JACKSON - A lawsuit against Lockheed Martin over a deadly workplace shooting that left six employees dead at the defense contractor's Meridian plant is a workers' compensation case, a federal appeals court has ruled.
The designation, under Mississippi law, would limit damage awards to about $150,000 for each victim. Under workers' compensation, payments are required by law to be made to an employee who is injured or disabled in connection with work.
At present, all states have some sort of workers' compensation. Private insurance companies offer employers' compensation insurance; some states have made such insurance compulsory, and a few have created state insurance funds to secure payments even when the employer is insolvent.
The shooting victims and their families earlier sued the company, claiming Lockheed's management knew employee Doug Williams' racist views had created a volatile work environment but did too little to defuse the situation.

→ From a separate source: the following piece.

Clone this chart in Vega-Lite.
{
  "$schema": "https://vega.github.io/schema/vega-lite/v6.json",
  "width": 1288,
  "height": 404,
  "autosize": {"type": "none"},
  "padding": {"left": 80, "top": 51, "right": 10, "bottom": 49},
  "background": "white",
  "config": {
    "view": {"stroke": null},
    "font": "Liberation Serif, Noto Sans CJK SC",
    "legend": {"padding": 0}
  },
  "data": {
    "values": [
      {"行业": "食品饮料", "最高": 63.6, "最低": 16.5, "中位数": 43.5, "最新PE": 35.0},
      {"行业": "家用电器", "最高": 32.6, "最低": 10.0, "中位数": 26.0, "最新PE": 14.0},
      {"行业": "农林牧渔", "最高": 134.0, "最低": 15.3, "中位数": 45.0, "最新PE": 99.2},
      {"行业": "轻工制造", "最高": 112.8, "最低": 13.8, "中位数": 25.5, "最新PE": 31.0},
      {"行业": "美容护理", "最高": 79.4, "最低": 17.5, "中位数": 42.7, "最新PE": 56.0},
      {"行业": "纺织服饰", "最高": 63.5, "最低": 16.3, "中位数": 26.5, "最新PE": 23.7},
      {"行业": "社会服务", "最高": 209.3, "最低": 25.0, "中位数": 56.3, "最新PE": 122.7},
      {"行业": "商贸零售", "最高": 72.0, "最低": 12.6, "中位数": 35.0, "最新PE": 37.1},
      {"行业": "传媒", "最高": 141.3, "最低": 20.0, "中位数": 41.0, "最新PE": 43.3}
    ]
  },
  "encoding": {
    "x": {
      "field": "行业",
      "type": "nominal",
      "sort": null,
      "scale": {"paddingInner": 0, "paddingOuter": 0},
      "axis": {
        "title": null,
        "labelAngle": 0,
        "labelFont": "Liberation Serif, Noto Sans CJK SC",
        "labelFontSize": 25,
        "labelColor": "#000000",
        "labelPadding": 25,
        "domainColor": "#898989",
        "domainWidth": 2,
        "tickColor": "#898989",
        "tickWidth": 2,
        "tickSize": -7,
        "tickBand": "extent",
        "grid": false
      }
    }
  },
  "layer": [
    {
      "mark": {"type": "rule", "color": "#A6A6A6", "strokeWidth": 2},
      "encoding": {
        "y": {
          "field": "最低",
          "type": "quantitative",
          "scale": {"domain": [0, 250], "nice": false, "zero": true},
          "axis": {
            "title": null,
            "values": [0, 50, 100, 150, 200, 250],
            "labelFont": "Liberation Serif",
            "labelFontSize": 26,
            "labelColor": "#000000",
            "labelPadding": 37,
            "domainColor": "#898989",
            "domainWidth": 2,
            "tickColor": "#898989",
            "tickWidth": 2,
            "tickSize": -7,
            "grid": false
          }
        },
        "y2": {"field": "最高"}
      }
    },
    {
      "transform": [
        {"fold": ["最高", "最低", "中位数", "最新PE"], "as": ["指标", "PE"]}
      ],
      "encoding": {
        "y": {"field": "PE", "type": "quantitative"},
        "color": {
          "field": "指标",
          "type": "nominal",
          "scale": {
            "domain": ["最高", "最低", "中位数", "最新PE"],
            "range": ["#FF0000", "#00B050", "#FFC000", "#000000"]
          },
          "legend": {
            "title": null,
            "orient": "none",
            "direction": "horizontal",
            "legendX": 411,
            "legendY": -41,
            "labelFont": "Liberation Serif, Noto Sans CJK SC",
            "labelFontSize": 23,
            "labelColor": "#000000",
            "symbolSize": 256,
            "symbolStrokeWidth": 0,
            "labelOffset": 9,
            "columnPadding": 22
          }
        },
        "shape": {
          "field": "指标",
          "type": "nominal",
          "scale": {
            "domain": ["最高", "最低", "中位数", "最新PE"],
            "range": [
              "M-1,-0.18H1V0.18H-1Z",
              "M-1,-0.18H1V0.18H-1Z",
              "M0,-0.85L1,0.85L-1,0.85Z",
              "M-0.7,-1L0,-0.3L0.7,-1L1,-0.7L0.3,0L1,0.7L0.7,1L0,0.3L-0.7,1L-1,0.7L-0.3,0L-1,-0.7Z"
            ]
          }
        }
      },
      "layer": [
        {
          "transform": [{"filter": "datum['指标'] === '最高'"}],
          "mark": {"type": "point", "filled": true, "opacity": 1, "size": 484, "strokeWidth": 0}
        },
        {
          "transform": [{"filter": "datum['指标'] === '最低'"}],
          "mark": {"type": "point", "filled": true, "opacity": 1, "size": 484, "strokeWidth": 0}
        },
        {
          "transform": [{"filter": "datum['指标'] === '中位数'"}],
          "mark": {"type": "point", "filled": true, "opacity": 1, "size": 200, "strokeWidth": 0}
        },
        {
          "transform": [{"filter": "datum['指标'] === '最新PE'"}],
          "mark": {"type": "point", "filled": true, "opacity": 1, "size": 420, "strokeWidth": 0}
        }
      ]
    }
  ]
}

The lawsuit sought unspecified damages.
Williams, who had worked for Lockheed for almost 20 years, left a mandatory diversity training class at the plant that makes airplane components on July 8, 2003, and returned with a 12 gauge shotgun and a semiautomatic rifle. Williams shot 14 people then killed himself.

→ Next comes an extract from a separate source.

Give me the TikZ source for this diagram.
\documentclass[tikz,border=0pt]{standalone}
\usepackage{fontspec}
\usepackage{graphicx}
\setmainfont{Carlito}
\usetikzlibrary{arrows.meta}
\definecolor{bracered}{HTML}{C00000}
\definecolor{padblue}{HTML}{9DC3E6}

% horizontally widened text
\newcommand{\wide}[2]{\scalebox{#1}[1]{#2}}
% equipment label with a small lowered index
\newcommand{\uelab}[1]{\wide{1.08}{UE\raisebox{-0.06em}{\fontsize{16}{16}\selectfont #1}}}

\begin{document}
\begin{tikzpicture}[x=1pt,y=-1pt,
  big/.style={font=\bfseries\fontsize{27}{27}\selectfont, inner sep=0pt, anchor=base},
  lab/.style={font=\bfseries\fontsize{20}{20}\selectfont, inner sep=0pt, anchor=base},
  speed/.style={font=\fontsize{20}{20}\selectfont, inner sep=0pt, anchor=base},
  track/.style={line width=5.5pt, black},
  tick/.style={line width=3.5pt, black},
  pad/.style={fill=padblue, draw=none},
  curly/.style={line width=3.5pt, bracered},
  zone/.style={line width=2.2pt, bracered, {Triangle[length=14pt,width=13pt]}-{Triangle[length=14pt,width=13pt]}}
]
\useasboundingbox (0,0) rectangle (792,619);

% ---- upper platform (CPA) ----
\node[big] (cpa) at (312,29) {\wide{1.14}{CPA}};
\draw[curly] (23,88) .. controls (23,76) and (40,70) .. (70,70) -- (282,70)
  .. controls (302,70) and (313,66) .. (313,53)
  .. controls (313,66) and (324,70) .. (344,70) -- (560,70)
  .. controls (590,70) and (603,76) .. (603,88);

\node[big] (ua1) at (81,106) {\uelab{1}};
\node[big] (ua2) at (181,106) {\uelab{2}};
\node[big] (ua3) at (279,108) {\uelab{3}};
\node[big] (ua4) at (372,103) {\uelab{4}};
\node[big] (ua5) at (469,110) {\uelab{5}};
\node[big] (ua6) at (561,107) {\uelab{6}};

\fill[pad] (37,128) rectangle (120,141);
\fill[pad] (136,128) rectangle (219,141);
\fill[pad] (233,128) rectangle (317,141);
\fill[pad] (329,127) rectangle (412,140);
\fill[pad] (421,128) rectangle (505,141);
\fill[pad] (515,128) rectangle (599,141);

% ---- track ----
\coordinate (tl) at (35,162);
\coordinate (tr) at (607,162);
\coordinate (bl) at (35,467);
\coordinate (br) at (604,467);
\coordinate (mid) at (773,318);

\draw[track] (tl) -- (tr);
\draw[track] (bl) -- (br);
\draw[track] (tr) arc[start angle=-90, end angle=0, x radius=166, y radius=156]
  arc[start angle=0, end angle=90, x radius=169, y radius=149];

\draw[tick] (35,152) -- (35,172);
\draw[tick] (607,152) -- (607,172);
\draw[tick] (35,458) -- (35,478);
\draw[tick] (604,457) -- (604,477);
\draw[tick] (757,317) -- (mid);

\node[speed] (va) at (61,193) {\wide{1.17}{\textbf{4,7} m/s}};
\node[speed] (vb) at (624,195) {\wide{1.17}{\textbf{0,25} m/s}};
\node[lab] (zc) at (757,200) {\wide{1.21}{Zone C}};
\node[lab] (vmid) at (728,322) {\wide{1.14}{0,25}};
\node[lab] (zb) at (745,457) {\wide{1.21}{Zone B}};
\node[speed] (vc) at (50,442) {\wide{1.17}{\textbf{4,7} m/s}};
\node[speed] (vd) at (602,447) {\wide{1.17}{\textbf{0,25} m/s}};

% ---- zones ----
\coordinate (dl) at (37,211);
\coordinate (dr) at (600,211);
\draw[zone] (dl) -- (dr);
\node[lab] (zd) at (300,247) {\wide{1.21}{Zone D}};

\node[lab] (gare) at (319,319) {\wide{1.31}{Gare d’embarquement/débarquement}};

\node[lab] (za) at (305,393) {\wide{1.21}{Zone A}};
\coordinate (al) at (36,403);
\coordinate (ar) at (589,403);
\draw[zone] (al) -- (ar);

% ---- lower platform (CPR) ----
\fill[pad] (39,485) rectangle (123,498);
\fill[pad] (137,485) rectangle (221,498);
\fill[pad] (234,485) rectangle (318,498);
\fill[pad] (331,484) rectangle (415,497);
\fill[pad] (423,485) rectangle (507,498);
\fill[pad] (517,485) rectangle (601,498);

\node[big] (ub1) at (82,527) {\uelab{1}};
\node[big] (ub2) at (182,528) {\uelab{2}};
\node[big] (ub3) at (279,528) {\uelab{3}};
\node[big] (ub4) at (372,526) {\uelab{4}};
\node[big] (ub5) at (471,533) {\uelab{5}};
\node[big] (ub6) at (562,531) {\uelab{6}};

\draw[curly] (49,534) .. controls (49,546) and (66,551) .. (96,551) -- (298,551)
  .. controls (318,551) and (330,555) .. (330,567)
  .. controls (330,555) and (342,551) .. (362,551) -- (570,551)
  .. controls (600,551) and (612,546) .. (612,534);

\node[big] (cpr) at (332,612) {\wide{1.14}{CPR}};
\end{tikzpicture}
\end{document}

The U.S. Equal Employment Opportunity Commission investigated the shooting and said Williams created a "racially charged atmosphere" at the plant and allegedly intimidated black workers for years.
Five of those killed were black while a majority of the injured were white.
Erica Tanks sued Lockheed after Williams shot and killed her father, Thomas Willis.
Bethesda, Md.-based Lockheed Martin Corp. has said its management had no way of knowing that Williams would go on a shooting spree, and asked the court to consider the case under workers' compensation guidelines.
U.S. District Judge Tom S. Lee last September struck down the company's motion.
However, the 5th U.S. Circuit Court of Appeals this past week reversed Lee's decision, ruling that "the only viable conclusion is that, regardless of the ethnicity of the victims, Williams' act of shooting cannot be separated from the employment status of his victims."
"We would turn a blind eye to reality if we were to conclude that Williams willful acts were directed at most of these targets solely because they were black and not at all because they were longtime co-workers who were black (and white)," the ruling said.
The 5th Circuit said the facts of the case distinguished it from other damage lawsuits.